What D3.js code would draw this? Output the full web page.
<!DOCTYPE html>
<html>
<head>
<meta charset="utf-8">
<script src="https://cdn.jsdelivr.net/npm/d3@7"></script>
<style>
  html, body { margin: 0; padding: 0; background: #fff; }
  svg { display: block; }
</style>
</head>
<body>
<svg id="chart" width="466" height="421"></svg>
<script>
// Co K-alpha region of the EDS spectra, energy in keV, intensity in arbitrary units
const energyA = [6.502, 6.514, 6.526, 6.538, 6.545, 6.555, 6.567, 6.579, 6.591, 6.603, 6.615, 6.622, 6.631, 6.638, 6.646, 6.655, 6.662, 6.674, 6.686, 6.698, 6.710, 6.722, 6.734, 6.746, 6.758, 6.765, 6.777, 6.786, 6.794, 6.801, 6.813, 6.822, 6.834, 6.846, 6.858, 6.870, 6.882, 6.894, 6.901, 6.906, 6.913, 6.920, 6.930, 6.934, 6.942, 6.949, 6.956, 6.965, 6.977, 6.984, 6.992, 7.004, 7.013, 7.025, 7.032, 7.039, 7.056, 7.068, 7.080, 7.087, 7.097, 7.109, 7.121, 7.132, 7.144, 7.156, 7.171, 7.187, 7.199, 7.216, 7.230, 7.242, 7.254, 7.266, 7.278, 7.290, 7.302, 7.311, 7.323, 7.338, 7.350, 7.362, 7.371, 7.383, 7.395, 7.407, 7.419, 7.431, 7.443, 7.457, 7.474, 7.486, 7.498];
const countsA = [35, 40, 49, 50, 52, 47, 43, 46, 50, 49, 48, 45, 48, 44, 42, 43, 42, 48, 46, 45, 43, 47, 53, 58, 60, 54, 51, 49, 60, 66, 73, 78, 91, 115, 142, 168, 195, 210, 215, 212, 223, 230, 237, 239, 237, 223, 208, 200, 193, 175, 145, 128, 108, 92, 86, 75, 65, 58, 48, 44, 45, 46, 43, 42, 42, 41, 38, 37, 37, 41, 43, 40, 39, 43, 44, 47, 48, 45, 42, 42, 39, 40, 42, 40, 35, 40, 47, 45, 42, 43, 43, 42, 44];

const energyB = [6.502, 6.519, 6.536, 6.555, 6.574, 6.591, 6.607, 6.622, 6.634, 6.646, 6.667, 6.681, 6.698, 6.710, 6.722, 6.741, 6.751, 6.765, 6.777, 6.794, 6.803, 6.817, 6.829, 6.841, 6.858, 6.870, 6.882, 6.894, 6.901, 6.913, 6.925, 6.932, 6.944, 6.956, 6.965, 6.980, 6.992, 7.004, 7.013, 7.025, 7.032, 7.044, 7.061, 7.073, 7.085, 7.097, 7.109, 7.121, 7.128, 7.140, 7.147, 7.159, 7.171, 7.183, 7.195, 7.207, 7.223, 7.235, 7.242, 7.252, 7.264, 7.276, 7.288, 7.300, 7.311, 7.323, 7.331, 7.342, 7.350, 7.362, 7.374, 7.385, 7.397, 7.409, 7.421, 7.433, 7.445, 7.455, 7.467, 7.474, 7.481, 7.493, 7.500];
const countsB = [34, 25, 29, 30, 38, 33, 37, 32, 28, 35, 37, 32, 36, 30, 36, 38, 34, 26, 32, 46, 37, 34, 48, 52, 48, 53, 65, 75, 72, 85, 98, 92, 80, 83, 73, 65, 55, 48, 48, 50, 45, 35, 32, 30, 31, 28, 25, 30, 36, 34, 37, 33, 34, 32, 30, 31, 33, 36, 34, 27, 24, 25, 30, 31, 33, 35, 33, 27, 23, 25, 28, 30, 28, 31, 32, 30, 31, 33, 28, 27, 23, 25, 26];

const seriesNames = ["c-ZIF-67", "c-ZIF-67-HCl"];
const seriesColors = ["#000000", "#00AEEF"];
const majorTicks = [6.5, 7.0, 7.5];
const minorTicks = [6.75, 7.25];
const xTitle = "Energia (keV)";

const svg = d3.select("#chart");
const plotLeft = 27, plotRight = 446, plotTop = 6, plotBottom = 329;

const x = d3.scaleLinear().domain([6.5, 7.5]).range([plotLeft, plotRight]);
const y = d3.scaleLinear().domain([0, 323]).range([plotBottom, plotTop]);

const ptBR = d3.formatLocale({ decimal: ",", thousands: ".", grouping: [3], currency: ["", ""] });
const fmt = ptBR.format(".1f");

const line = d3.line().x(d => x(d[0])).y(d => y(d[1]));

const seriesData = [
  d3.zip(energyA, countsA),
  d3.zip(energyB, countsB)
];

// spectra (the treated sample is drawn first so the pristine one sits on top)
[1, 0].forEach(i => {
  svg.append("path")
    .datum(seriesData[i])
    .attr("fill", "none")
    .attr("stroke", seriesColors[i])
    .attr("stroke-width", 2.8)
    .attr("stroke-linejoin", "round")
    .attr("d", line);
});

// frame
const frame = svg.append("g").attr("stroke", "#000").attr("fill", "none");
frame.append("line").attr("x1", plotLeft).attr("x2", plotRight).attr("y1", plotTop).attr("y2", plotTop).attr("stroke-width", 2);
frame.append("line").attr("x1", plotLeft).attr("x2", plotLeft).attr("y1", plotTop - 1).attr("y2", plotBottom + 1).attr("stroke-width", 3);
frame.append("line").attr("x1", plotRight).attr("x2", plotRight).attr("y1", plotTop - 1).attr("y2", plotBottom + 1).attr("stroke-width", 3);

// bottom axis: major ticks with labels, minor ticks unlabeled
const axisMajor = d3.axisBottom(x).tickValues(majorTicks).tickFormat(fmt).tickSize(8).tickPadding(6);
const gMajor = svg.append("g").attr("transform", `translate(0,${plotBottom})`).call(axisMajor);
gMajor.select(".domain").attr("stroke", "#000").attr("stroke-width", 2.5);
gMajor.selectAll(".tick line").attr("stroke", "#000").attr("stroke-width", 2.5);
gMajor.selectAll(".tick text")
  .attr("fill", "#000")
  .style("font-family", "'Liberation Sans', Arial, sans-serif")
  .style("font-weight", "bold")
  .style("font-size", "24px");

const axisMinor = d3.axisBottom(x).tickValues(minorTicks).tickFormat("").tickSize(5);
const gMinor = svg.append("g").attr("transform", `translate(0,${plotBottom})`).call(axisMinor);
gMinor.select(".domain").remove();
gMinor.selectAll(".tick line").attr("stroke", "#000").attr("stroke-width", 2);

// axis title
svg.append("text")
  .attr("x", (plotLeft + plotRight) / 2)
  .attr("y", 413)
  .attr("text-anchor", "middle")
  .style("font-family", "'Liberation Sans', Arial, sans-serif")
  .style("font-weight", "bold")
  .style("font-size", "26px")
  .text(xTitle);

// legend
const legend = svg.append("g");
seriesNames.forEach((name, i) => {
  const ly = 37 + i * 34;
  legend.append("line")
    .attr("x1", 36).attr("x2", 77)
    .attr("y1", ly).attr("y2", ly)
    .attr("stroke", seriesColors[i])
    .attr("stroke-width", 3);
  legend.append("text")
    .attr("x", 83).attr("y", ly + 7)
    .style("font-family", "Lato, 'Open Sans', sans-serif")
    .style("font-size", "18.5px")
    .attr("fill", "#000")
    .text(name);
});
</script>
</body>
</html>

::::

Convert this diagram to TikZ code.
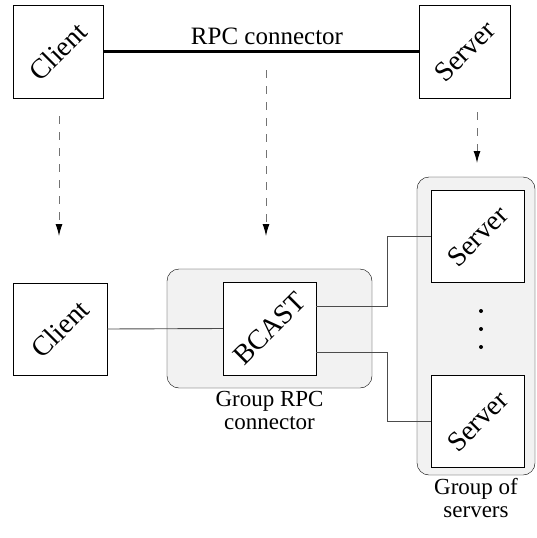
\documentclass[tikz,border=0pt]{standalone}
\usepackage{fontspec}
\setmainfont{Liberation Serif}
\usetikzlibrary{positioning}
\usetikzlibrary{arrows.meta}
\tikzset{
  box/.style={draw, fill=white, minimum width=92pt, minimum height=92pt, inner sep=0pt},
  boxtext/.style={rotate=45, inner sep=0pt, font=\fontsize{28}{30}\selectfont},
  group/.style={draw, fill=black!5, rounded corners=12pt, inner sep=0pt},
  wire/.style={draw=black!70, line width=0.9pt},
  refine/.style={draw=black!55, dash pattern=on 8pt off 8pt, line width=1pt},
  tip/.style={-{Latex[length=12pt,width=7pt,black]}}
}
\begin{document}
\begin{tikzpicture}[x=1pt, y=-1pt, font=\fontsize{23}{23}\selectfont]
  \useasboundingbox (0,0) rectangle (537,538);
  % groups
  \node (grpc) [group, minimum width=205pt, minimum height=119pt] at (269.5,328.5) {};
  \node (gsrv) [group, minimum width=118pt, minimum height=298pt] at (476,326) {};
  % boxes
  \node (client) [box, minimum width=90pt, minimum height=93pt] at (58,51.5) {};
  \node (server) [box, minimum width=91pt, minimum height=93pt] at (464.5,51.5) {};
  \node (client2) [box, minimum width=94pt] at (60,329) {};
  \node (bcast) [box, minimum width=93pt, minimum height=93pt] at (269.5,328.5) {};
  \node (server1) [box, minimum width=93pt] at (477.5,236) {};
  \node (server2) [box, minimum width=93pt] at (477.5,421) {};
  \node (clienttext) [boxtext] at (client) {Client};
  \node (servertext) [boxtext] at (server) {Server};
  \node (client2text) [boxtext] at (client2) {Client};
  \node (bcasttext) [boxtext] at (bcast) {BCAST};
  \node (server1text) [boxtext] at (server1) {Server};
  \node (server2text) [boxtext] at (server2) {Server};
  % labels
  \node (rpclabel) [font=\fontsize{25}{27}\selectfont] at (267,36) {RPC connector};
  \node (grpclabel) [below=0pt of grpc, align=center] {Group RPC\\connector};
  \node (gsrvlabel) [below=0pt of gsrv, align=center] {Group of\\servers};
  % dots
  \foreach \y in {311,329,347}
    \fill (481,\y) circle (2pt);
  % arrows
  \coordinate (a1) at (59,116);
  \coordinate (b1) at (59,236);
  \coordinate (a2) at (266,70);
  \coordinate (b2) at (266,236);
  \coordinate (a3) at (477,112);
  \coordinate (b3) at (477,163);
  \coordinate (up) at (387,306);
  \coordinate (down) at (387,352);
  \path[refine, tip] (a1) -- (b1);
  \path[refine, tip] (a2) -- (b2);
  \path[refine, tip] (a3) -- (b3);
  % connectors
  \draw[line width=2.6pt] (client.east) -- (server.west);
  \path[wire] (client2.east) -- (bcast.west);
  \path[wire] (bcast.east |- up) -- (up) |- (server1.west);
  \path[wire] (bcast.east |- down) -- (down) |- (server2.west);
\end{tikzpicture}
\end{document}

::::

> Task prompt: In the listing above, locate the line containing "What D3.js code" and the line containing "43, 42, 44];", then transcribe both and every line between them verbatim.

> Written reply:
What D3.js code would draw this? Output the full web page.
<!DOCTYPE html>
<html>
<head>
<meta charset="utf-8">
<script src="https://cdn.jsdelivr.net/npm/d3@7"></script>
<style>
  html, body { margin: 0; padding: 0; background: #fff; }
  svg { display: block; }
</style>
</head>
<body>
<svg id="chart" width="466" height="421"></svg>
<script>
// Co K-alpha region of the EDS spectra, energy in keV, intensity in arbitrary units
const energyA = [6.502, 6.514, 6.526, 6.538, 6.545, 6.555, 6.567, 6.579, 6.591, 6.603, 6.615, 6.622, 6.631, 6.638, 6.646, 6.655, 6.662, 6.674, 6.686, 6.698, 6.710, 6.722, 6.734, 6.746, 6.758, 6.765, 6.777, 6.786, 6.794, 6.801, 6.813, 6.822, 6.834, 6.846, 6.858, 6.870, 6.882, 6.894, 6.901, 6.906, 6.913, 6.920, 6.930, 6.934, 6.942, 6.949, 6.956, 6.965, 6.977, 6.984, 6.992, 7.004, 7.013, 7.025, 7.032, 7.039, 7.056, 7.068, 7.080, 7.087, 7.097, 7.109, 7.121, 7.132, 7.144, 7.156, 7.171, 7.187, 7.199, 7.216, 7.230, 7.242, 7.254, 7.266, 7.278, 7.290, 7.302, 7.311, 7.323, 7.338, 7.350, 7.362, 7.371, 7.383, 7.395, 7.407, 7.419, 7.431, 7.443, 7.457, 7.474, 7.486, 7.498];
const countsA = [35, 40, 49, 50, 52, 47, 43, 46, 50, 49, 48, 45, 48, 44, 42, 43, 42, 48, 46, 45, 43, 47, 53, 58, 60, 54, 51, 49, 60, 66, 73, 78, 91, 115, 142, 168, 195, 210, 215, 212, 223, 230, 237, 239, 237, 223, 208, 200, 193, 175, 145, 128, 108, 92, 86, 75, 65, 58, 48, 44, 45, 46, 43, 42, 42, 41, 38, 37, 37, 41, 43, 40, 39, 43, 44, 47, 48, 45, 42, 42, 39, 40, 42, 40, 35, 40, 47, 45, 42, 43, 43, 42, 44];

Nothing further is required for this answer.